Too many people are taking too many photographs.
I blame the digital revolution--in which data storage has become geometrically cheaper each year, thereby enabling more and more photos to be taken with better and better resolution at almost no cost except the purchase of the camera itself.
(Disclaimer: occasional snapshots have my complete support, especially when populated by family members smiling and hugging.)
My problem is with the quintillion photographs that are destined to mean not much to anyone, including the photographer. To me, it seems these photographs are being taken, often by travelers weighed down with brand new-looking SLRS, in pursuit of what I imagine to be "experience" or "sensation" or perhaps bragging-rights.
I believe, perhaps like an old-fashioned Photographer might, that one has the right to take photos (save snapshots) only if one understands what type of relationship one is taking to the subject matter.
No longer part of the scene, the person behind the lens has removed him/herself from the experience and has sublimated the direct experience for the flattened, miniaturized memory. This can create the comfortable sensation that all the world is just an arrangement of shapes passing by our rangefinder (or by proxy, someone else's). Grandeur is reduced to banality; compassion and empathy to passing interest; awe to intellectual criticism.

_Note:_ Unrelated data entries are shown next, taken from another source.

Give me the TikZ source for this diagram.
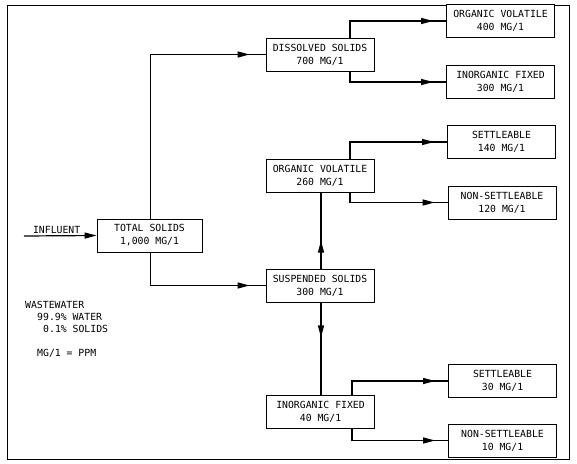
\documentclass[tikz,border=0pt]{standalone}
\usepackage{fontspec}
\setmonofont{DejaVu Sans Mono}
\usepackage{tikz}
\usetikzlibrary{arrows.meta,decorations.markings}
\tikzset{
  solidbox/.style={rectangle,draw=black,line width=0.8pt,fill=white,minimum width=108pt,minimum height=33pt,inner sep=1pt,align=center,font=\ttfamily\fontsize{9.8}{13}\selectfont},
  notetext/.style={anchor=west,inner sep=0pt,font=\ttfamily\fontsize{9.8}{13}\selectfont},
  line/.style={line width=1.2pt,draw=black},
  arrow/.style={line,-{Triangle[length=12pt,width=6pt]}},
  midarrow/.style={line,postaction={decorate},decoration={markings,mark=at position #1 with {\arrow{Triangle[length=12pt,width=6pt]}}}}
}
\begin{document}
\begin{tikzpicture}[x=1pt,y=-1pt]
  \useasboundingbox (0,0) rectangle (577,463);
  \draw[line width=0.9pt] (7,5) rectangle (569,459);
  % first stage
  \node[solidbox, minimum width=105pt] (ts) at (149.5,235.5) {TOTAL SOLIDS\\1,000 MG/1};
  \node[solidbox] (ds) at (320,54.5) {DISSOLVED SOLIDS\\700 MG/1};
  \node[solidbox] (ss) at (320,285.5) {SUSPENDED SOLIDS\\300 MG/1};
  % dissolved
  \node[solidbox] (ov4) at (500.5,21) {ORGANIC VOLATILE\\400 MG/1};
  \node[solidbox] (if3) at (500.5,82) {INORGANIC FIXED\\300 MG/1};
  % suspended
  \node[solidbox] (ov2) at (320,175.5) {ORGANIC VOLATILE\\260 MG/1};
  \node[solidbox] (if40) at (320.5,412) {INORGANIC FIXED\\40 MG/1};
  \node[solidbox] (st14) at (501.5,142) {SETTLEABLE\\140 MG/1};
  \node[solidbox] (ns12) at (502,202.5) {NON-SETTLEABLE\\120 MG/1};
  \node[solidbox] (st30) at (502.5,381) {SETTLEABLE\\30 MG/1};
  \node[solidbox] (ns10) at (502.5,440.5) {NON-SETTLEABLE\\10 MG/1};
  % notes
  \node[notetext] (ww) at (25,305) {WASTEWATER};
  \node[notetext] (wa) at (37,317) {99.9\% WATER};
  \node[notetext] (so) at (43,329) {0.1\% SOLIDS};
  \node[notetext] (ppm) at (37,353) {MG/1 = PPM};
  \coordinate (in) at (24,236);
  % connectors
  \draw[arrow] (in) -- node[above,pos=0.45,inner sep=2pt,font=\ttfamily\fontsize{9.8}{13}\selectfont]{INFLUENT} (ts.west);
  \draw[midarrow=-16pt] ([xshift=1pt]ts.north) |- (ds.west);
  \draw[midarrow=-16pt] ([xshift=1pt]ts.south) |- (ss.west);
  \draw[midarrow=-13pt] ([xshift=30pt]ds.north) |- (ov4.west);
  \draw[midarrow=-13pt] ([xshift=30pt]ds.south) |- (if3.west);
  \draw[midarrow=28pt] ([xshift=1pt]ss.north) -- ([xshift=1pt]ov2.south);
  \draw[midarrow=35pt] ([xshift=1pt]ss.south) -- ([xshift=0.5pt]if40.north);
  \draw[midarrow=-13pt] ([xshift=30pt]ov2.north) |- (st14.west);
  \draw[midarrow=-13pt] ([xshift=30pt]ov2.south) |- (ns12.west);
  \draw[midarrow=-13pt] ([xshift=31.5pt]if40.north) |- (st30.west);
  \draw[midarrow=-13pt] ([xshift=31.5pt]if40.south) |- (ns10.west);
\end{tikzpicture}
\end{document}
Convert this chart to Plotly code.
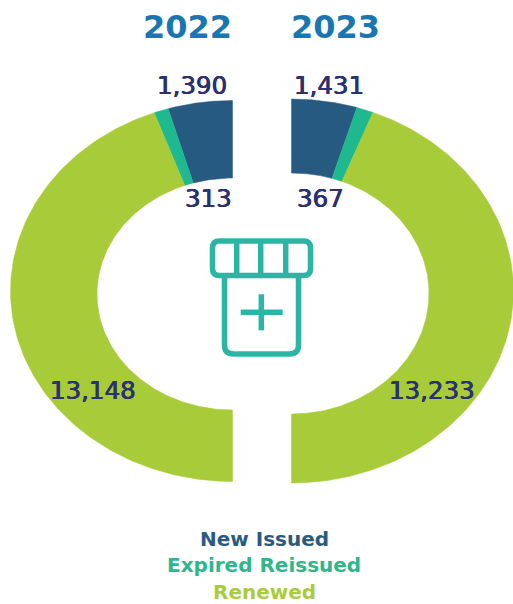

Ultimately the great digital photography revolution is creating a race of lonesome hunters, each seeking to capture some solitary image cropped and presented to one's self (and others) as the essence of experience--in total ignorance that the actual experience of plain "being" has passed them by.
When traveling, I recommend the type of camera that can fit in your pocket--if that. This way you don't need to worry about that brick of digital circuitry hanging like an albatross around your neck. Postcards often work well as a substitute for all but the most spectacular photos you might take yourself. Of course, be certain to record you and your friends and loved ones in those special places you've visited.
But other than this--please get your face out from behind the camera and spend some time being fully present in the world you inhabit.